Initialization: Sample a fully noised trajectory $x^K\sim\mathcal{N}(0,I)$ .
Iterative Denoising: For $k=K, K-1, \ldots, 1$ , compute the guided or cost-augmented reverse mean, sample the next (less noisy) trajectory, apply endpoint inpainting.
Selection and Execution: Generate $N$ candidate paths, score each using dense or sparse return, select the highest-quality plan, and track the initial part under robot control (Nikken et al., 28 Oct 2024).

A similar paradigm appears in robotic navigation, where global path following is re-initialized at each step, and for joint localization-planning, where the initial pose is treated as a random variable and the diffusion model serves both for data association and sequence synthesis (Beyer et al., 26 Sep 2024).

For planning in latent space, the denoising loop first generates future latent states, which are then mapped to control actions via a second-stage inverse dynamics diffusion model (Xie et al., 23 Apr 2025).

5. Empirical Performance and Evaluation

LDPs have demonstrated high success rates and robust collision avoidance across diverse real and simulated benchmarks:

System	Setting	Success Rate	Notes
DDP (Nikken et al., 28 Oct 2024)	Real robot	~95% (single obs.)	Two-obstacle case: ~80%
DiPPeST (Stamatopoulou et al., 29 May 2024)	Quadruped	80.3% (real mean SR)	Outperforms iPlanner, NoMaD
LDP (Yu et al., 2 Jul 2024)	Maze static/dyn.	95/75/92%	Baselines 65–86%
Latent LDP (Xie et al., 23 Apr 2025)	RL sim/real	73–95% (various)	Best utilization of action-free/suboptimal data
Driving LDP (Zheng et al., 26 Jan 2025)	nuPlan	89.9–94.8 (score)	96% collision-free (delivery)

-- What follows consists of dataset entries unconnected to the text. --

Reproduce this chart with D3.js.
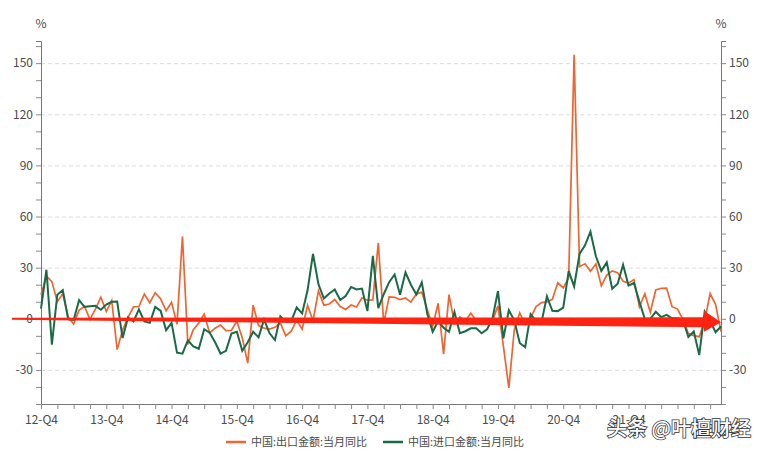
<!DOCTYPE html>
<html>
<head>
<meta charset="utf-8">
<script src="https://cdn.jsdelivr.net/npm/d3@7"></script>
<style>
  body { margin: 0; background: #fff; }
  svg { display: block; font-family: "Noto Sans CJK SC", "Noto Sans", sans-serif; }
</style>
</head>
<body>
<div id="chart"></div>
<script>
// months from 2012-12 to 2023-05
const months = d3.timeMonth.range(new Date(2012, 11, 1), new Date(2023, 5, 1));

// 中国:出口金额:当月同比 (%)
const exportYoY = [
  14.1,
  25.0, 21.8, 10.0, 14.7, 1.0, -3.1, 5.1, 7.2, -0.3, 5.6, 12.7, 4.3,
  10.6, -18.1, -6.6, 0.9, 7.0, 7.2, 14.5, 9.4, 15.3, 11.6, 4.7, 9.7,
  -3.3, 48.3, -15.0, -6.4, -2.5, 2.8, -8.3, -5.5, -3.7, -6.9, -6.8, -1.4,
  -11.2, -26.0, 8.0, -4.0, -5.5, -6.0, -5.0, -2.5, -10.0, -7.3, -0.8, -6.1,
  7.9, -1.3, 16.4, 8.0, 8.7, 11.3, 7.2, 5.5, 8.1, 6.9, 12.3, 10.9,
  11.1, 44.5, -2.7, 12.9, 12.6, 11.3, 12.2, 9.8, 14.5, 15.6, 5.4, -4.4,
  9.1, -20.7, 14.2, -2.7, 1.1, -1.3, 3.3, -1.0, -3.2, -0.9, -1.1, 7.6,
  -16.0, -40.6, -6.6, 3.5, -3.3, 0.5, 7.2, 9.5, 9.9, 11.4, 21.1, 18.1,
  24.0, 154.9, 30.6, 32.3, 27.9, 32.2, 19.3, 25.6, 28.1, 27.1, 22.0, 20.9,
  23.0, 7.0, 14.7, 3.9, 16.9, 17.9, 18.0, 7.1, 5.7, -0.3, -8.7, -9.9,
  -10.5, -1.3, 14.8, 8.5, -7.5
];

// 中国:进口金额:当月同比 (%)
const importYoY = [
  6.0,
  28.8, -15.2, 14.1, 16.8, -0.3, -0.7, 10.9, 7.0, 7.4, 7.6, 5.3, 8.3,
  10.0, 10.1, -11.3, 0.8, -1.6, 5.5, -1.6, -2.4, 7.0, 4.6, -6.7, -2.4,
  -19.9, -20.5, -12.7, -16.2, -17.6, -6.1, -8.1, -13.8, -20.4, -18.8, -8.7, -7.6,
  -18.8, -13.8, -7.6, -10.9, -0.4, -8.4, -12.5, 1.5, -1.9, -1.4, 6.7, 3.1,
  16.7, 38.1, 20.3, 11.9, 14.8, 17.2, 11.0, 13.3, 18.7, 17.2, 17.7, 4.5,
  36.9, 6.3, 14.4, 21.5, 26.0, 14.1, 27.3, 20.0, 14.3, 21.4, 3.0, -7.6,
  -1.5, -5.2, -7.6, 4.0, -8.5, -7.3, -5.6, -5.6, -8.5, -6.2, 0.3, 16.3,
  -11.5, 5.0, -0.9, -14.2, -16.7, 2.7, -1.4, -2.1, 13.2, 4.7, 4.5, 6.5,
  28.0, 19.0, 38.1, 43.1, 51.1, 36.7, 28.1, 33.1, 17.6, 20.6, 31.7, 19.5,
  21.0, 10.0, -0.1, 0.0, 4.1, 1.0, 2.3, 0.3, 0.3, -0.7, -10.6, -7.5,
  -21.3, 4.2, -1.4, -7.9, -4.5
];

const yTicks = [-30, 0, 30, 60, 90, 120, 150];
const seriesNames = ["中国:出口金额:当月同比", "中国:进口金额:当月同比"];
const colors = ["#EE6531", "#1B6A47"];
const widths = [1.7, 2];

const width = 760, height = 452;
const margin = { top: 41, right: 39, bottom: 48, left: 41 };

const svg = d3.select("#chart").append("svg")
  .attr("width", width)
  .attr("height", height);

const x = d3.scaleLinear()
  .domain([0, months.length - 1])
  .range([margin.left, width - margin.right]);

const y = d3.scaleLinear()
  .domain([-50, 163])
  .range([height - margin.bottom, margin.top]);

// dashed grid
svg.append("g")
  .selectAll("line")
  .data(yTicks)
  .join("line")
    .attr("x1", x.range()[0])
    .attr("x2", x.range()[1])
    .attr("y1", d => y(d) + 0.5)
    .attr("y2", d => y(d) + 0.5)
    .attr("stroke", "#dcdcdc")
    .attr("stroke-dasharray", "4,3");

// left / right y axes: minor ticks every 10, labels every 30
const minor = d3.range(-50, 161, 10);
function yAxis(g, side) {
  const ax = side === "left" ? d3.axisLeft(y) : d3.axisRight(y);
  g.call(ax.tickValues(minor).tickSize(5).tickFormat(d => yTicks.includes(d) ? d : ""));
  g.select(".domain").attr("stroke", "#777");
  g.selectAll(".tick line").attr("stroke", "#888");
  g.selectAll(".tick text").attr("fill", "#4a4a4a").attr("font-size", 12);
  g.attr("font-family", null);
}
svg.append("g")
  .attr("transform", `translate(${x.range()[0]},0)`)
  .call(g => yAxis(g, "left"));
svg.append("g")
  .attr("transform", `translate(${x.range()[1]},0)`)
  .call(g => yAxis(g, "right"));

// x axis: quarterly ticks, yearly Q4 labels plus end label
const quarterIdx = d3.range(0, months.length, 3);
const labelIdx = d3.range(0, 109, 12);
const xg = svg.append("g")
  .attr("transform", `translate(0,${y.range()[0]})`)
  .call(d3.axisBottom(x).tickValues(quarterIdx).tickSize(5).tickSizeOuter(0)
    .tickFormat(i => labelIdx.includes(i) ? d3.timeFormat("%y")(months[i]) + "-Q4" : ""));
xg.attr("font-family", null);
xg.select(".domain").attr("stroke", "#777");
xg.selectAll(".tick line").attr("stroke", "#888");
xg.selectAll(".tick text").attr("fill", "#4a4a4a").attr("font-size", 12).attr("dy", "1em");
xg.append("text")
  .attr("x", x(months.length - 1) - 4)
  .attr("y", 8)
  .attr("dy", "1.71em")
  .attr("text-anchor", "middle")
  .attr("fill", "#4a4a4a")
  .attr("font-size", 12)
  .text("23-Q2");

// unit labels
[x.range()[0], x.range()[1]].forEach(px => {
  svg.append("text")
    .attr("x", px)
    .attr("y", 28)
    .attr("text-anchor", "middle")
    .attr("fill", "#4a4a4a")
    .attr("font-size", 12)
    .text("%");
});

// lines
const line = d3.line().x((d, i) => x(i)).y(d => y(d));
[exportYoY, importYoY].forEach((s, k) => {
  svg.append("path")
    .datum(s)
    .attr("fill", "none")
    .attr("stroke", colors[k])
    .attr("stroke-width", widths[k])
    .attr("d", line);
});

// legend
const legend = svg.append("g").attr("transform", `translate(0,${height - 6})`);
const legendX = [226, 383];
seriesNames.forEach((name, k) => {
  legend.append("line")
    .attr("x1", legendX[k]).attr("x2", legendX[k] + 20)
    .attr("y1", -4).attr("y2", -4)
    .attr("stroke", colors[k]).attr("stroke-width", 2.5);
  legend.append("text")
    .attr("x", legendX[k] + 25)
    .attr("y", 0)
    .attr("fill", "#4a4a4a")
    .attr("font-size", 11)
    .text(name);
});

// red arrow annotation along the zero line
const x0 = x(0) - 29, xHead = x(months.length - 1) - 17, xTip = x(months.length - 1);
const y0 = y(0);
const arrow = d3.path();
arrow.moveTo(x0, y0 - 1);
arrow.lineTo(xHead, y0 - 1.5);
arrow.lineTo(xHead, y0 - 8);
arrow.lineTo(xTip, y0 + 3.5);
arrow.lineTo(xHead, y0 + 13);
arrow.lineTo(xHead, y0 + 8.5);
arrow.lineTo(x0, y0 + 1);
arrow.closePath();
svg.append("path")
  .attr("d", arrow.toString())
  .attr("fill", "#FF2312");

// watermark
svg.append("text")
  .attr("x", 607)
  .attr("y", 436)
  .attr("font-size", 20)
  .attr("font-weight", 500)
  .attr("fill", "#fff")
  .attr("stroke", "#333")
  .attr("stroke-width", 1.6)
  .attr("paint-order", "stroke")
  .text("头条 @叶檀财经");
</script>
</body>
</html>
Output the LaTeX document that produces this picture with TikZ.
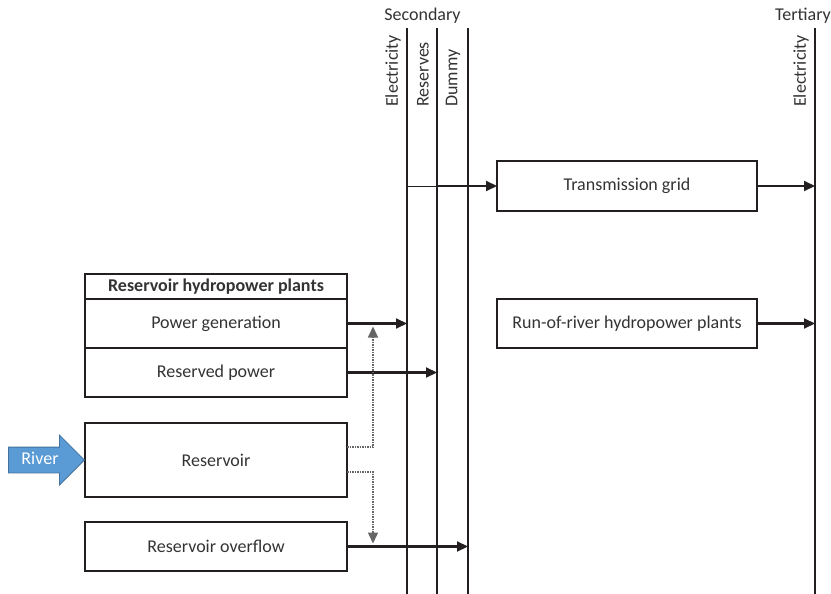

In almost all reported cases, LDP variants outperform classical, behavioral cloning, or transformer-based alternatives—especially as the complexity, multimodality, or heterogeneity of environment/task increases. The inclusion of global context and diverse scenario data has been critical to success in maze-like and dynamic domains (Yu et al., 2 Jul 2024, Nikken et al., 28 Oct 2024).

6. Limitations, Manifold Projection, and Future Directions

While effective, LDPs expose sensitivity to guidance strength, exposure bias in off-manifold sampling, and difficulties with long-horizon retention:

Manifold Deviation: As classifier or cost-guided diffusion amplifies, generated trajectories increasingly drift off the true demonstration manifold, yielding infeasible or unsafe plans (e.g., colliding with obstacles, violating physics) (Lee et al., 1 Jun 2025). The “guidance gap” grows with trajectory dimensionality and guidance scale.
LoMAP Correction: The LoMAP module projects each guided sample after denoising onto a locally approximated low-rank subspace (via k-NN+PCA from offline data), ensuring physical validity and substantially reducing artifacts without retraining the main model (Lee et al., 1 Jun 2025).
Long-Horizon Forgetting: Standard DDPMs lack an explicit mechanism for temporal ordering, causing start or goal information to be “forgotten” over long horizons unless endpoint repetition is enforced (Nikken et al., 28 Oct 2024).
Computational Bottlenecks: DDPM sampling (100–200 steps) limits real-time applicability; accelerated solvers and consistency models are named as prospective solutions (Yu et al., 2 Jul 2024).
Data Coverage: Success remains contingent on sufficient diversity in training data; edge-case behaviors and rare transitions can degrade plan quality.

Authors have proposed systematic paper of the trade-off between horizon, conditioning, and inpainting; incorporation of physics-informed priors or equivariant denoisers; and exploration of flow-based or learned-consistency alternatives for faster sampling and improved generalization (Nikken et al., 28 Oct 2024, Lee et al., 1 Jun 2025, Yu et al., 2 Jul 2024).

7. Applications and Extensions

LDP frameworks have been deployed or benchmarked in:

Robot End-Effector Planning: Generating SE(3) paths for manipulation under collision constraints and noisy/sparse demonstration data (Nikken et al., 28 Oct 2024).
Mobile Robot Navigation: Planning in SE(2) using LIDAR, camera, and map features with online joint localization and path synthesis (Beyer et al., 26 Sep 2024, Stamatopoulou et al., 29 May 2024).
Autonomous Driving: Multi-agent, multimodal future prediction and local planning with safety and comfort guidance, using transformer-based LDPs (Zheng et al., 26 Jan 2025).
Imitation Learning & Latent Planning: Modular use of VAE+diffusion planners for high-dimensional visual domains, action-free demonstrations, and suboptimal data (Xie et al., 23 Apr 2025).
Hierarchical Control: Two-level LDPs combining high-level subgoal and low-level primitive synthesis, with LoMAP at both hierarchies improving feasibility and realism (Lee et al., 1 Jun 2025).

The LDP paradigm is thus general across observation spaces, planning geometries, and policy representations, with ongoing research focusing on scaling, real-time deployment, manifold correction, and full closed-loop integration.